Converting an Existing Syllabus into an Accessible Document
Steps to convert an existing syllabus so that it is accessible to screen reading software:
- Open an existing syllabus in Word 2010. Click the Office button in the upper left and choose File → Save As... to save the document with a new name. If necessary, change the file type so the document will be .docx. If you get warning about possible changes to the layout, click OK.
- Sample of the document to be converted:
- The document contains bold text that appear to be headings, but a quick look at the Headings tab on the Navigation Pane shows that there are no hierarchal headings specified. To view the Headings in the Navigation Pane, click on the View tab on the Ribbon and check the Navigation Pane option in the Show group. Of the three tabs on top of the Navigation Pane, choose the tab on the left if necessary.
- To view the styles currently in use in the document, first you need to display the Styles Task Pane. To do so, first click on the Home tab of the Ribbon. Click the small icon in the lower right of the Styles group to show the Styles Task Pane.
- If you only want the styles in use to show in the Styles Task Pane, you may need to click the Options... link in the lower right of the task pane. In the Style Pane Options dialog, be sure that In use is selected in the Select styles to show: dropdown list and click OK.
- These are the styles currently in use in the document. Notice that many of them are just fonts, which are not really styles.

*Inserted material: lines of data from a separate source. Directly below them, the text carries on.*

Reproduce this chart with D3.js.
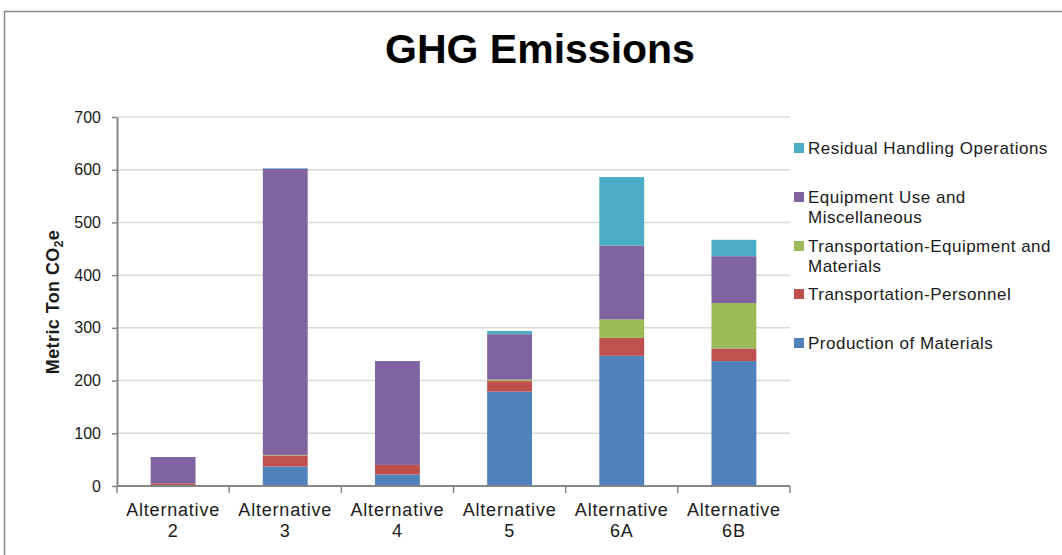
<!DOCTYPE html>
<html>
<head>
<meta charset="utf-8">
<script src="https://cdnjs.cloudflare.com/ajax/libs/d3/7.8.5/d3.min.js"></script>
<style>
  body { margin: 0; background: #fff; }
  text { font-family: "Liberation Sans", Arial, sans-serif; fill: #1a1a1a; }
</style>
</head>
<body>
<script>
// data
let categories = ["Alternative 2", "Alternative 3", "Alternative 4", "Alternative 5", "Alternative 6A", "Alternative 6B"];
let seriesNames = ["Production of Materials", "Transportation-Personnel", "Transportation-Equipment and Materials", "Equipment Use and Miscellaneous", "Residual Handling Operations"];
let production = [0, 37, 22, 179, 247, 237];
let personnel = [5, 21, 18, 20, 34, 24];
let transEquip = [0, 1, 0, 3, 35, 86];
let equipUse = [50, 543, 197, 86, 140, 89];
let residual = [0, 1, 0, 6, 130, 31];
let yTicks = [0, 100, 200, 300, 400, 500, 600, 700];

let colors = ["#4F81BD", "#C0504D", "#9BBB59", "#8064A2", "#4BACC6"];

let canvas = d3.select("body")
            .append("svg")
            .attr("width", 1062)
            .attr("height", 555);

// outer frame
canvas.append("rect")
    .attr("x", 4.5).attr("y", 11.5)
    .attr("width", 1080).attr("height", 600)
    .attr("fill", "none")
    .attr("stroke", "#8c8c8c")
    .attr("stroke-width", 1.5);

canvas.append("text")
    .attr("x", 540).attr("y", 63)
    .attr("text-anchor", "middle")
    .attr("font-size", 41)
    .attr("font-weight", "bold")
    .style("fill", "#000")
    .text("GHG Emissions");

let x = d3.scaleBand().domain(categories).range([117, 790]);
let y = d3.scaleLinear().domain([0, 700]).range([486, 117]);

// gridlines
canvas.append("g").selectAll("line")
    .data(yTicks.slice(1))
    .join("line")
    .attr("x1", 117).attr("x2", 790)
    .attr("y1", d => y(d)).attr("y2", d => y(d))
    .attr("stroke", "#d9d9d9")
    .attr("stroke-width", 1.5);

// stacked bars
let rows = categories.map((c, i) => ({
    cat: c, s0: production[i], s1: personnel[i], s2: transEquip[i], s3: equipUse[i], s4: residual[i]
}));
let stack = d3.stack().keys(["s0", "s1", "s2", "s3", "s4"])(rows);
let barW = x.bandwidth() * 0.4;

canvas.append("g").selectAll("g")
    .data(stack)
    .join("g")
    .attr("fill", (d, i) => colors[i])
    .selectAll("rect")
    .data(d => d)
    .join("rect")
    .attr("x", d => x(d.data.cat) + (x.bandwidth() - barW) / 2)
    .attr("y", d => y(d[1]))
    .attr("width", barW)
    .attr("height", d => y(d[0]) - y(d[1]));

// y axis
let yAxis = canvas.append("g")
    .attr("transform", "translate(117,0)")
    .call(d3.axisLeft(y).tickValues(yTicks).tickSize(5).tickPadding(11).tickSizeOuter(0));
yAxis.select(".domain").attr("stroke", "#868686").attr("stroke-width", 2);
yAxis.selectAll(".tick line").attr("stroke", "#868686").attr("stroke-width", 1.5);
yAxis.selectAll(".tick text")
    .attr("font-size", 16)
    .attr("font-family", "Liberation Sans, Arial, sans-serif")
    .style("fill", "#1a1a1a");

// x axis line and category ticks
let xAxis = canvas.append("g");
xAxis.append("line")
    .attr("x1", 117).attr("x2", 790)
    .attr("y1", 486).attr("y2", 486)
    .attr("stroke", "#868686").attr("stroke-width", 2);
let bounds = categories.map(c => x(c)).concat([x.range()[1]]);
xAxis.selectAll(".xtick")
    .data(bounds)
    .join("line")
    .attr("class", "xtick")
    .attr("x1", d => d).attr("x2", d => d)
    .attr("y1", 486).attr("y2", 493)
    .attr("stroke", "#868686").attr("stroke-width", 1.5);

let xl = xAxis.selectAll(".xlab")
    .data(categories)
    .join("text")
    .attr("class", "xlab")
    .attr("text-anchor", "middle")
    .attr("font-size", 18)
    .attr("letter-spacing", 0.8)
    .attr("transform", d => "translate(" + (x(d) + x.bandwidth() / 2) + ",0)");
xl.append("tspan").attr("x", 0).attr("y", 516).text(d => d.split(" ")[0]);
xl.append("tspan").attr("x", 0).attr("y", 537).text(d => d.split(" ")[1]);

// y axis title
let yt = canvas.append("text")
    .attr("transform", "translate(59,302) rotate(-90)")
    .attr("text-anchor", "middle")
    .attr("font-size", 18)
    .attr("letter-spacing", 0.4)
    .attr("font-weight", "bold");
yt.append("tspan").text("Metric Ton CO");
yt.append("tspan").attr("font-size", 12).attr("dy", 4).text("2");
yt.append("tspan").attr("dy", -4).text("e");

// legend
let legendRows = [
    { s: 4, y: 148, lines: ["Residual Handling Operations"] },
    { s: 3, y: 197, lines: ["Equipment Use and", "Miscellaneous"] },
    { s: 2, y: 246, lines: ["Transportation-Equipment and", "Materials"] },
    { s: 1, y: 294, lines: ["Transportation-Personnel"] },
    { s: 0, y: 343, lines: ["Production of Materials"] }
];
let lg = canvas.append("g").selectAll("g")
    .data(legendRows)
    .join("g");
lg.append("rect")
    .attr("x", 794).attr("y", d => d.y - 5)
    .attr("width", 10).attr("height", 10)
    .attr("fill", d => colors[d.s]);
lg.each(function(d) {
    let t = d3.select(this).append("text")
        .attr("font-size", 17)
        .attr("letter-spacing", 0.5);
    d.lines.forEach((l, i) => {
        t.append("tspan").attr("x", 808).attr("y", d.y + 6 + i * 20).text(l);
    });
});
</script>
</body>
</html>
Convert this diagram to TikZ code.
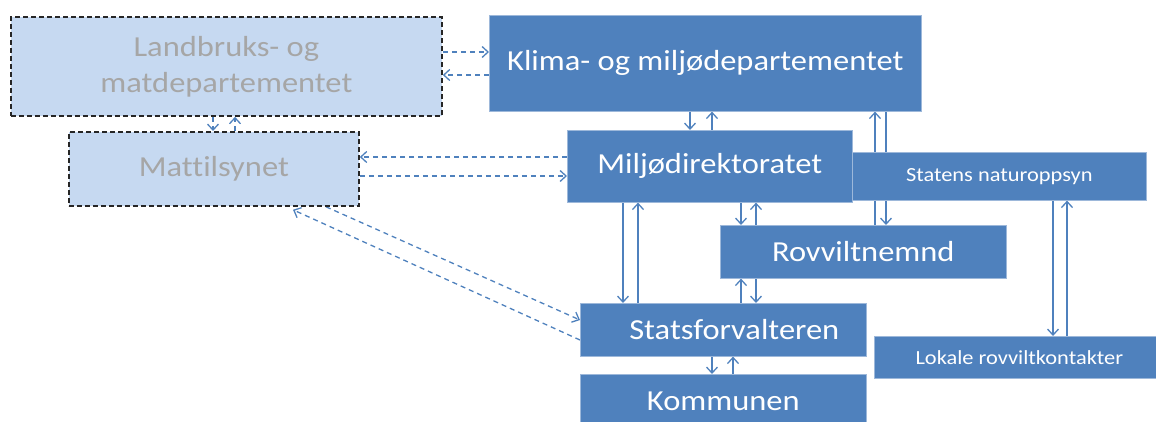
\documentclass[tikz,border=0pt]{standalone}
\usepackage{fontspec}
\setmainfont{Carlito}[FakeStretch=1.12,Ligatures=NoCommon]
\usetikzlibrary{arrows.meta,backgrounds}
\definecolor{accent}{HTML}{4F81BD}
\definecolor{lightfill}{HTML}{C6D9F1}
\definecolor{edgelight}{HTML}{9DB8DA}
\definecolor{graytext}{HTML}{A6A6A6}
\definecolor{darkedge}{HTML}{262626}
\begin{document}
\begin{tikzpicture}[x=1pt,y=-1pt,
  bluebox/.style={draw=edgelight, line width=0.6pt, fill=accent, text=white,
    anchor=north west, inner sep=0pt, font=\fontsize{29}{36}\selectfont},
  smallbox/.style={bluebox, font=\fontsize{20}{24}\selectfont},
  lightbox/.style={draw=darkedge, line width=1.8pt, dash pattern=on 5pt off 3pt,
    fill=lightfill, text=graytext, anchor=north west, inner sep=0pt, align=center,
    font=\fontsize{29}{36}\selectfont},
  arr/.style={accent, line width=1.3pt, -{Straight Barb[length=6pt,width=11pt]}},
  dasharr/.style={arr, dash pattern=on 5pt off 4pt}
]
\useasboundingbox (0,0) rectangle (1156,421);
\node[lightbox, minimum width=431pt, minimum height=99pt] (lmd) at (10,16) {Landbruks- og\\matdepartementet};
\node[lightbox, minimum width=290pt, minimum height=74pt] (matt) at (68,131) {Mattilsynet};
\node[bluebox, minimum width=432pt, minimum height=96pt] (kld) at (489,15) {Klima- og miljødepartementet};
\node[bluebox, minimum width=285pt, minimum height=72pt] (mdir) at (567,130) {Miljødirektoratet};
\node[smallbox, minimum width=294pt, minimum height=48pt] (sno) at (852,152) {Statens naturoppsyn};
\node[bluebox, minimum width=286pt, minimum height=53pt] (rovv) at (720,225) {Rovviltnemnd};
\node[bluebox, minimum width=286pt, minimum height=53pt] (sf) at (580,303) {\hspace{22pt}Statsforvalteren};
\node[bluebox, minimum width=286pt, minimum height=53pt] (komm) at (580,374) {Kommunen};
\node[smallbox, minimum width=290pt, minimum height=42pt] (lrk) at (874,336) {Lokale rovviltkontakter\hspace{6pt}};
\begin{scope}[on background layer]
  % dashed connectors
  \draw[dasharr] (lmd.east |- 0,52) -- (kld.west |- 0,52);
  \draw[dasharr] (kld.west |- 0,75) -- (lmd.east |- 0,75);
  \draw[dasharr] (lmd.south -| 213,0) -- (matt.north -| 213,0);
  \draw[dasharr] (matt.north -| 235,0) -- (lmd.south -| 235,0);
  \draw[dasharr] (mdir.west |- 0,157) -- (matt.east |- 0,157);
  \draw[dasharr] (matt.east |- 0,176) -- (mdir.west |- 0,176);
  \draw[dasharr] (matt.south -| 326,0) -- (sf.west |- 0,320);
  \draw[dasharr] (sf.west |- 0,340) -- ([yshift=-3pt]matt.south -| 293,0);
  % solid connectors
  \draw[arr] (kld.south -| 690,0) -- (mdir.north -| 690,0);
  \draw[arr] (mdir.north -| 712,0) -- (kld.south -| 712,0);
  \draw[arr] (mdir.south -| 623,0) -- (sf.north -| 623,0);
  \draw[arr] (sf.north -| 638,0) -- (mdir.south -| 638,0);
  \draw[arr] (mdir.south -| 741,0) -- (rovv.north -| 741,0);
  \draw[arr] (rovv.north -| 756,0) -- (mdir.south -| 756,0);
  \draw[arr] (rovv.south -| 756,0) -- (sf.north -| 756,0);
  \draw[arr] (sf.north -| 741,0) -- (rovv.south -| 741,0);
  \draw[arr] (sf.south -| 712,0) -- (komm.north -| 712,0);
  \draw[arr] (komm.north -| 733,0) -- (sf.south -| 733,0);
  \draw[arr] (kld.south -| 886,0) -- (rovv.north -| 886,0);
  \draw[arr] (rovv.north -| 875,0) -- (kld.south -| 875,0);
  \draw[arr] (sno.south -| 1053,0) -- (lrk.north -| 1053,0);
  \draw[arr] (lrk.north -| 1067,0) -- (sno.south -| 1067,0);
\end{scope}
\end{tikzpicture}
\end{document}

- To remove all style formatting from the document, select all of the text by pressing Ctrl a. Click Clear All at the top of the Styles Task Pane. After checking the Show Preview option at the bottom of the Styles Task Pane, this is how my task pane appears:
- The document should be clear of all styles. Depending on how the Normal style is configured, a document clear of all styles will appear similar to below. The Document Map should be empty.
- Begin by selecting the title and clicking the Title style in the Ribbon.
- To apply the headings, be sure that the heading text and actual information appear on separate lines.
- Apply the different heading levels (Heading1, Heading2, and Heading3) so the document will have a hierarchal organization structure. The Headings tab on the Navigation pane will reflect this.
- The document shown above would appear like this with Word default styles applied:
- Any images that are inserted or pasted into the document should have an Alt Text attribute. Use these steps to add the Alt Text
attribute to an image:
- Right click on the image and choose Format Picture...
- Choose the Alt Text option at the bottom of the left column.
- Titles and descriptions provide alternative, text-based representations of the information contained in tables, diagrams, images, and other objects. This information is useful for people with vision or cognitive impairments who may not be able to see or understand the object. A title can be read to a person with a disability and is used to determine whether they wish to hear the description of the content.
- All tables should have table headers. Use these steps to ensure that they do:
- Place the cursor anywhere inside the table and click the Table Tools Design tab on the Ribbon.
- In the Table Style Options group Make sure Header Row and First Column options are selected.
- Move the cursor up to the top header row and click the Table Tools Layout tab on the Ribbon.
- Select the Repeat Header Rows option in the Data group.
- With these options chosen, the table will have a heading row at the top even if it spans multiple pages.